## [Required work]
Your output is the lines from the first one to the one containing "import pandas as pd", repeated exactly, with images left out.

## [Raw data]
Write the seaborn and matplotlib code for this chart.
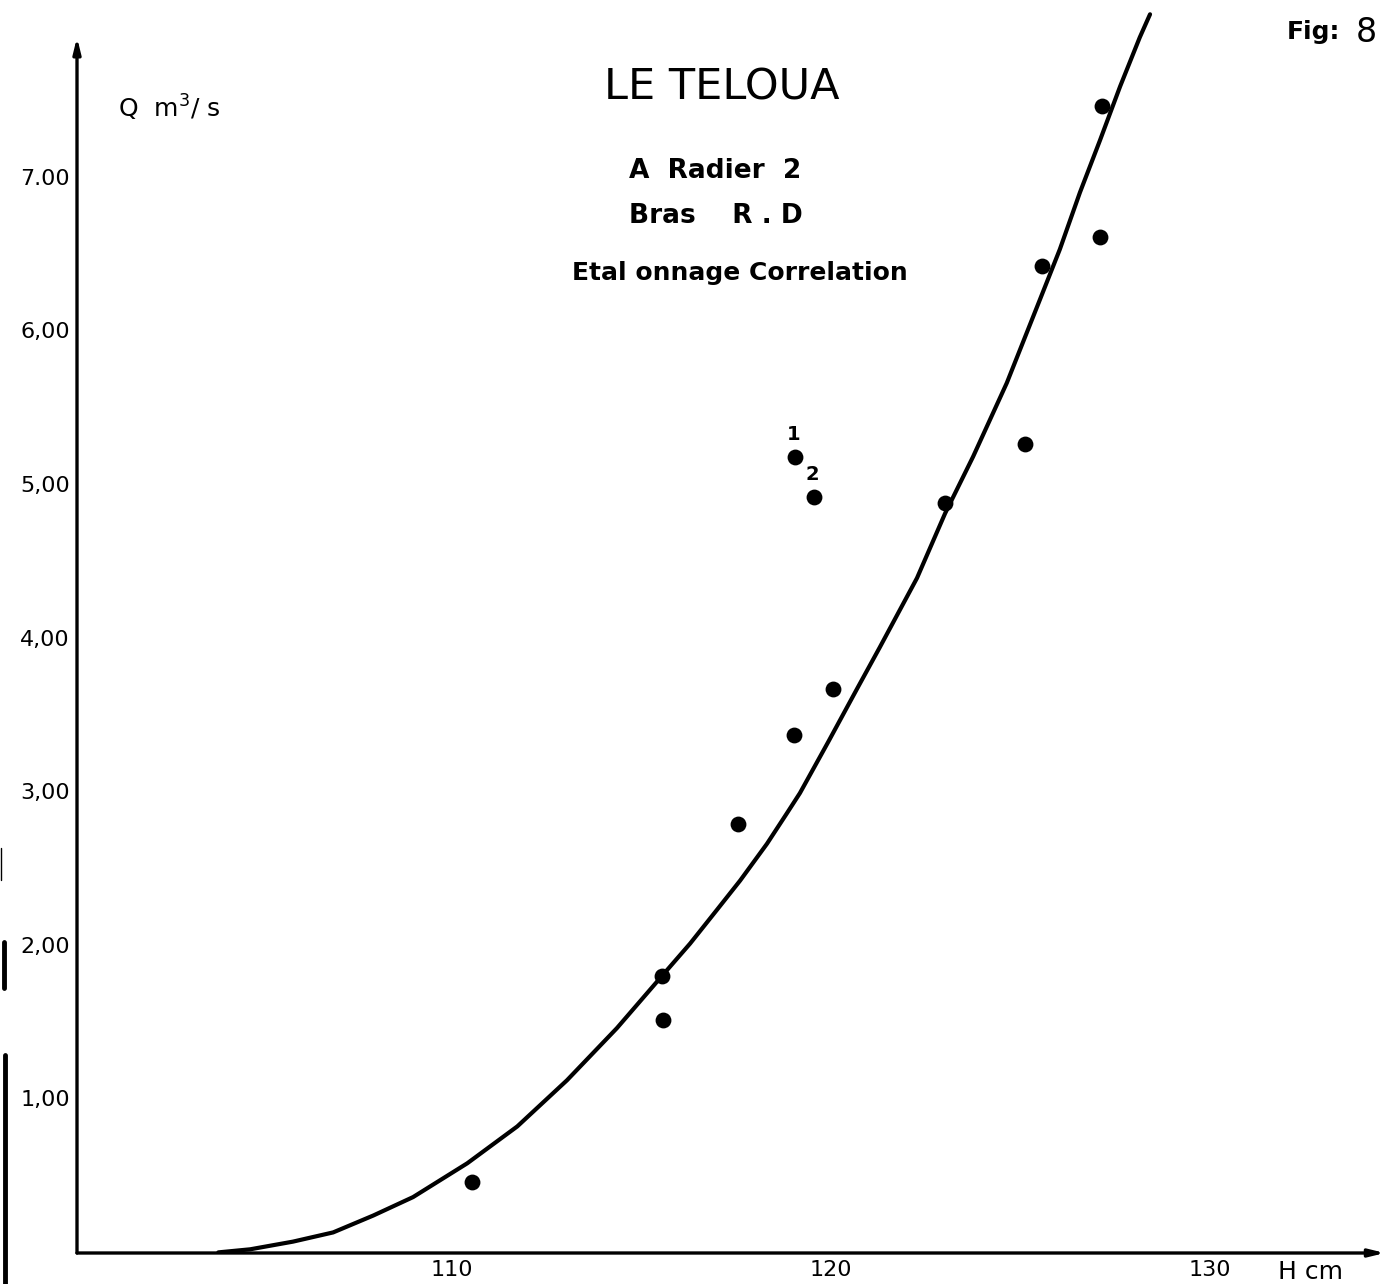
import matplotlib
matplotlib.use("Agg")
import matplotlib.pyplot as plt
from matplotlib.lines import Line2D
import seaborn as sns
import pandas as pd

# ---- data ----
obs_h = [110.53, 115.54, 115.57, 117.55, 119.02, 120.05, 119.05, 119.55,
         123.01, 125.12, 125.57, 127.10, 127.15]
obs_q = [0.51, 1.85, 1.56, 2.84, 3.42, 3.72, 5.23, 4.97,
         4.93, 5.31, 6.47, 6.66, 7.51]
obs_label = ["", "", "", "", "", "", "1", "2", "", "", "", "", ""]

curve_h = [103.83, 104.67, 105.80, 106.86, 107.92, 108.97, 110.40, 111.72,
           113.03, 114.35, 115.54, 116.28, 116.99, 117.60, 118.31, 118.84,
           119.18, 119.92, 120.69, 121.29, 122.27, 123.01, 123.75, 124.64,
           125.51, 126.04, 126.57, 127.10, 127.63, 128.15, 128.42]
curve_q = [0.05, 0.07, 0.12, 0.18, 0.29, 0.41, 0.63, 0.87,
           1.17, 1.51, 1.85, 2.06, 2.28, 2.47, 2.71, 2.91,
           3.04, 3.37, 3.72, 3.99, 4.44, 4.86, 5.23, 5.71,
           6.25, 6.58, 6.95, 7.29, 7.64, 7.96, 8.11]

x_ticks = [110, 120, 130]
x_tick_labels = ["110", "120", "130"]
y_ticks = [1, 2, 3, 4, 5, 6, 7]
y_tick_labels = ["1,00", "2,00", "3,00", "4,00", "5,00", "6,00", "7.00"]

title = "LE TELOUA"
sub1 = "A  Radier  2"
sub2 = "Bras    R . D"
sub3 = "Etal onnage Correlation"

# ---- figure ----
sns.set_style("white")
plt.rcParams["font.family"] = ["DejaVu Sans"]
plt.rcParams["text.color"] = "black"

W, H = 1391, 1284
fig = plt.figure(figsize=(W / 100, H / 100), dpi=100)
ax_left, ax_right, ax_bottom, ax_top = 77, 1391, 1253, 0
ax = fig.add_axes([ax_left / W, 1 - ax_bottom / H,
                   (ax_right - ax_left) / W, (ax_bottom - ax_top) / H])

xmin, xmax = 100.1, 134.78
ymin, ymax = 0.046, 8.203
ax.set_xlim(xmin, xmax)
ax.set_ylim(ymin, ymax)

curve_df = pd.DataFrame({"H": curve_h, "Q": curve_q})
obs_df = pd.DataFrame({"H": obs_h, "Q": obs_q, "lab": obs_label})

sns.lineplot(data=curve_df, x="H", y="Q", ax=ax, color="black", lw=3.0,
             sort=False, estimator=None)
ax.lines[-1].set_solid_joinstyle("round")
ax.lines[-1].set_solid_capstyle("round")
sns.scatterplot(data=obs_df, x="H", y="Q", ax=ax, color="black", s=130,
                edgecolor="black", linewidth=0, zorder=5)
for h, q, lab in zip(obs_h, obs_q, obs_label):
    if lab:
        ax.annotate(lab, (h, q), xytext=(-1, 9), textcoords="offset points",
                    ha="center", va="bottom", fontsize=14, fontweight="bold")

for s in ax.spines.values():
    s.set_visible(False)

# axes with arrows
ax.annotate("", xy=(xmin, 7.96), xytext=(xmin, ymin),
            arrowprops=dict(arrowstyle="-|>,head_length=0.9,head_width=0.22",
                            lw=2.4, color="black", shrinkA=0, shrinkB=0),
            annotation_clip=False)
ax.annotate("", xy=(134.62, ymin), xytext=(xmin, ymin),
            arrowprops=dict(arrowstyle="-|>,head_length=0.9,head_width=0.22",
                            lw=2.4, color="black", shrinkA=0, shrinkB=0),
            annotation_clip=False)

ax.set_xticks(x_ticks)
ax.set_xticklabels(x_tick_labels)
ax.set_yticks(y_ticks)
ax.set_yticklabels(y_tick_labels)
ax.tick_params(axis="x", direction="in", length=14, width=2.0, pad=5,
               labelsize=16, colors="black")
ax.tick_params(axis="y", direction="in", length=14, width=2.0, pad=5,
               labelsize=16, colors="black")
for lab in ax.get_yticklabels():
    lab.set_verticalalignment("baseline")
ax.set_xlabel("")
ax.set_ylabel("")
ax.grid(False)

# texts
fig.text(118 / W, 1 - 108 / H, "Q  m$^{3}$/ s", fontsize=18, ha="left", va="center")
fig.text(722 / W, 1 - 88 / H, title, fontsize=31, ha="center", va="center")
fig.text(715 / W, 1 - 171 / H, sub1, fontsize=19, ha="center", va="center",
         fontweight="bold")
fig.text(716 / W, 1 - 216 / H, sub2, fontsize=19, ha="center", va="center",
         fontweight="bold")
fig.text(740 / W, 1 - 273 / H, sub3, fontsize=18, ha="center", va="center",
         fontweight="bold")
fig.text(1340 / W, 1 - 32 / H, "Fig:", fontsize=18, ha="right", va="center",
         fontweight="bold")
fig.text(1356 / W, 1 - 32 / H, "8", fontsize=24, ha="left", va="center")
fig.text(1310 / W, 1 - 1272 / H, "H cm", fontsize=18, ha="center", va="center")

# scan edge marks
fig.add_artist(Line2D([4 / W, 4 / W], [1 - 942 / H, 1 - 988 / H],
                      transform=fig.transFigure, color="black", lw=3.5))
fig.add_artist(Line2D([5 / W, 5 / W], [1 - 1055 / H, 0],
                      transform=fig.transFigure, color="black", lw=3.5))
fig.add_artist(Line2D([1 / W, 1 / W], [1 - 848 / H, 1 - 880 / H],
                      transform=fig.transFigure, color="black", lw=1))

fig.savefig("out.png", dpi=100, facecolor="white")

## [Result of this task]
Write the seaborn and matplotlib code for this chart.
import matplotlib
matplotlib.use("Agg")
import matplotlib.pyplot as plt
from matplotlib.lines import Line2D
import seaborn as sns
import pandas as pd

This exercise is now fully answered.